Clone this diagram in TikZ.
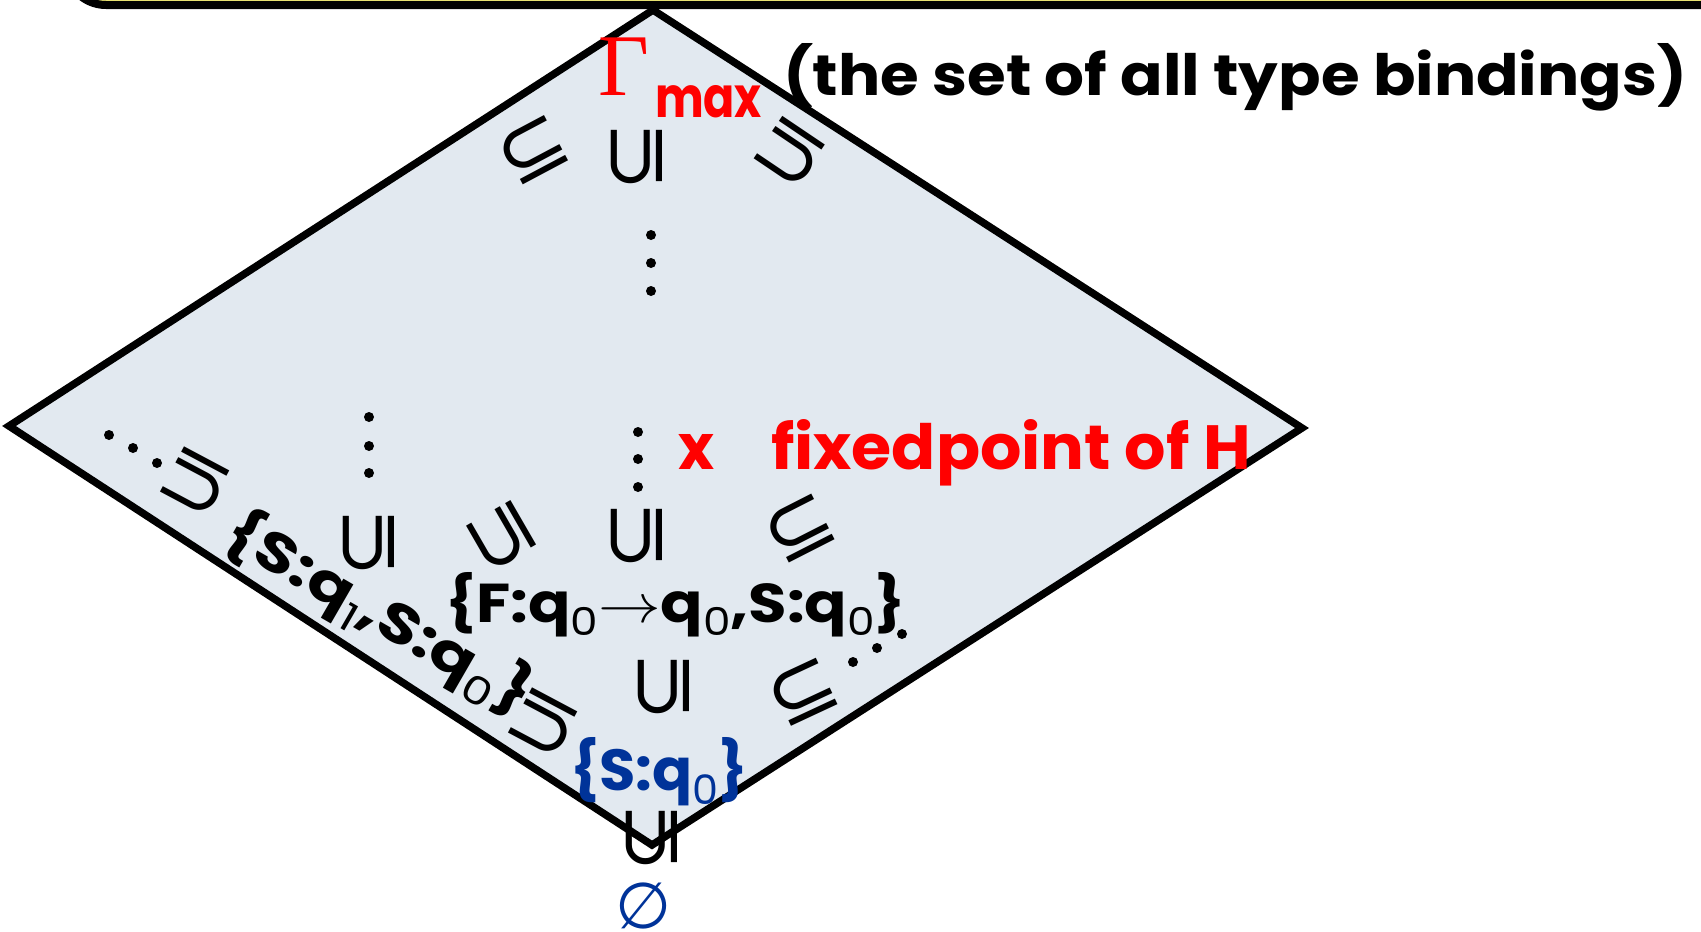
\documentclass[tikz,border=0pt]{standalone}
\usepackage{fontspec}
\setmainfont{Poppins}
\newfontfamily\dejavu{DejaVu Sans}
\newfontfamily\gfont{Liberation Serif}
\usepackage{graphicx}
\newcommand{\fitbox}[3]{\resizebox{#1pt}{#2pt}{#3}}
\newcommand{\qsub}[1]{q\raisebox{-2.5pt}{\fontsize{7}{7}\mdseries\selectfont #1}}
\newcommand{\subeq}{\resizebox{70pt}{!}{\dejavu ⊆}}
\definecolor{diafill}{HTML}{E2E9F0}
\definecolor{myred}{HTML}{FF0000}
\definecolor{myblue}{HTML}{003399}
\definecolor{boxyellow}{HTML}{E6E070}
\tikzset{
  lbl/.style={inner sep=0pt, outer sep=0pt},
  subs/.style={inner sep=0pt, outer sep=0pt, rotate=#1},
  dotn/.style={circle, fill=black, inner sep=0pt, minimum size=10pt},
}
\begin{document}
\begin{tikzpicture}[x=1pt,y=-1pt]
\useasboundingbox (0,0) rectangle (1701,932);
\begin{scope}
  \clip (0,0) rectangle (1701,932);
  \draw[line width=8pt, fill=boxyellow, rounded corners=40pt] (66,-300) rectangle (1900,5);
\end{scope}
% diamond
\draw[line width=7.5pt, fill=diafill, line join=miter]
  (653,10) -- (1302,428) -- (652,845) -- (9,426) -- cycle;

% top label
\node[lbl, anchor=base west, text=myred] (gam) at (598,95) {\gfont\fontsize{88}{88}\selectfont Γ};
\node[lbl, anchor=base west, text=myred] (max) at (655,117) {\fitbox{107}{32}{\bfseries max}};
\node[lbl, anchor=base west] (title) at (783,95) {\fitbox{904}{52}{\bfseries (the set of all type bindings)}};

% upper symbols
\node[subs=28] (s1) at (533,150) {\subeq};
\node[subs=90] (s2) at (637,156) {\subeq};
\node[subs=146] (s3) at (790,152) {\subeq};

% top vertical dots
\node[dotn] (a1) at (651,235) {};
\node[dotn] (a2) at (651,263) {};
\node[dotn] (a3) at (651,291) {};

% left column dots
\node[dotn] (b1) at (369,417) {};
\node[dotn] (b2) at (369,446) {};
\node[dotn] (b3) at (369,473) {};

% middle column dots
\node[dotn] (c1) at (638,432) {};
\node[dotn] (c2) at (638,459) {};
\node[dotn] (c3) at (638,487) {};

% left diagonal dots
\node[dotn] (e1) at (109,435) {};
\node[dotn] (e2) at (133,448) {};
\node[dotn] (e3) at (157,463) {};

% right diagonal dots
\node[dotn] (f1) at (902,634) {};
\node[dotn] (f2) at (877,648) {};
\node[dotn] (f3) at (853,662) {};

% fixedpoint
\node[lbl, anchor=base west, text=myred] (xm) at (678,469) {\fitbox{36}{35}{\bfseries x}};
\node[lbl, anchor=base west, text=myred] (fix) at (771,469) {\fitbox{480}{50}{\bfseries fixedpoint of H}};

% middle symbols
\node[subs=152] (s4) at (196,482) {\subeq};
\node[subs=90] (s5) at (369,542) {\subeq};
\node[subs=120] (s6) at (502,536) {\subeq};
\node[subs=90] (s8) at (637,535) {\subeq};
\node[subs=27] (s7) at (800,529) {\subeq};

% rotated set
\node[lbl, rotate=-30] (sq1) at (379,614) {\fitbox{345}{50}{\bfseries\{S:\qsub{1},S:\qsub{0}\}}};

% F set
\node[lbl, anchor=base west] (fset) at (445,622) {\fitbox{461}{50}{\bfseries\{F:\qsub{0}$\rightarrow$\qsub{0},S:\qsub{0}\}}};

% lower symbols
\node[subs=90] (s9) at (664,686) {\subeq};
\node[subs=25] (s10) at (803,692) {\subeq};
\node[subs=152] (s11) at (544,723) {\subeq};

% S:q0 blue
\node[lbl, anchor=base west, text=myblue] (sq0) at (570,790) {\fitbox{178}{53}{\bfseries\{S:\qsub{0}\}}};

% bottom
\node[subs=90] (s12) at (652,837) {\subeq};
\node[lbl, text=myblue] (empty) at (643,906) {\resizebox{56pt}{!}{\dejavu ∅}};
\end{tikzpicture}
\end{document}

------------------------------------

Repeat the material above verbatim, with no pictures in the output.

Clone this diagram in TikZ.
\documentclass[tikz,border=0pt]{standalone}
\usepackage{fontspec}
\setmainfont{Poppins}
\newfontfamily\dejavu{DejaVu Sans}
\newfontfamily\gfont{Liberation Serif}
\usepackage{graphicx}
\newcommand{\fitbox}[3]{\resizebox{#1pt}{#2pt}{#3}}
\newcommand{\qsub}[1]{q\raisebox{-2.5pt}{\fontsize{7}{7}\mdseries\selectfont #1}}
\newcommand{\subeq}{\resizebox{70pt}{!}{\dejavu ⊆}}
\definecolor{diafill}{HTML}{E2E9F0}
\definecolor{myred}{HTML}{FF0000}
\definecolor{myblue}{HTML}{003399}
\definecolor{boxyellow}{HTML}{E6E070}
\tikzset{
  lbl/.style={inner sep=0pt, outer sep=0pt},
  subs/.style={inner sep=0pt, outer sep=0pt, rotate=#1},
  dotn/.style={circle, fill=black, inner sep=0pt, minimum size=10pt},
}
\begin{document}
\begin{tikzpicture}[x=1pt,y=-1pt]
\useasboundingbox (0,0) rectangle (1701,932);
\begin{scope}
  \clip (0,0) rectangle (1701,932);
  \draw[line width=8pt, fill=boxyellow, rounded corners=40pt] (66,-300) rectangle (1900,5);
\end{scope}
% diamond
\draw[line width=7.5pt, fill=diafill, line join=miter]
  (653,10) -- (1302,428) -- (652,845) -- (9,426) -- cycle;

% top label
\node[lbl, anchor=base west, text=myred] (gam) at (598,95) {\gfont\fontsize{88}{88}\selectfont Γ};
\node[lbl, anchor=base west, text=myred] (max) at (655,117) {\fitbox{107}{32}{\bfseries max}};
\node[lbl, anchor=base west] (title) at (783,95) {\fitbox{904}{52}{\bfseries (the set of all type bindings)}};

% upper symbols
\node[subs=28] (s1) at (533,150) {\subeq};
\node[subs=90] (s2) at (637,156) {\subeq};
\node[subs=146] (s3) at (790,152) {\subeq};

% top vertical dots
\node[dotn] (a1) at (651,235) {};
\node[dotn] (a2) at (651,263) {};
\node[dotn] (a3) at (651,291) {};

% left column dots
\node[dotn] (b1) at (369,417) {};
\node[dotn] (b2) at (369,446) {};
\node[dotn] (b3) at (369,473) {};

% middle column dots
\node[dotn] (c1) at (638,432) {};
\node[dotn] (c2) at (638,459) {};
\node[dotn] (c3) at (638,487) {};

% left diagonal dots
\node[dotn] (e1) at (109,435) {};
\node[dotn] (e2) at (133,448) {};
\node[dotn] (e3) at (157,463) {};

% right diagonal dots
\node[dotn] (f1) at (902,634) {};
\node[dotn] (f2) at (877,648) {};
\node[dotn] (f3) at (853,662) {};

% fixedpoint
\node[lbl, anchor=base west, text=myred] (xm) at (678,469) {\fitbox{36}{35}{\bfseries x}};
\node[lbl, anchor=base west, text=myred] (fix) at (771,469) {\fitbox{480}{50}{\bfseries fixedpoint of H}};

% middle symbols
\node[subs=152] (s4) at (196,482) {\subeq};
\node[subs=90] (s5) at (369,542) {\subeq};
\node[subs=120] (s6) at (502,536) {\subeq};
\node[subs=90] (s8) at (637,535) {\subeq};
\node[subs=27] (s7) at (800,529) {\subeq};

% rotated set
\node[lbl, rotate=-30] (sq1) at (379,614) {\fitbox{345}{50}{\bfseries\{S:\qsub{1},S:\qsub{0}\}}};

% F set
\node[lbl, anchor=base west] (fset) at (445,622) {\fitbox{461}{50}{\bfseries\{F:\qsub{0}$\rightarrow$\qsub{0},S:\qsub{0}\}}};

% lower symbols
\node[subs=90] (s9) at (664,686) {\subeq};
\node[subs=25] (s10) at (803,692) {\subeq};
\node[subs=152] (s11) at (544,723) {\subeq};

% S:q0 blue
\node[lbl, anchor=base west, text=myblue] (sq0) at (570,790) {\fitbox{178}{53}{\bfseries\{S:\qsub{0}\}}};

% bottom
\node[subs=90] (s12) at (652,837) {\subeq};
\node[lbl, text=myblue] (empty) at (643,906) {\resizebox{56pt}{!}{\dejavu ∅}};
\end{tikzpicture}
\end{document}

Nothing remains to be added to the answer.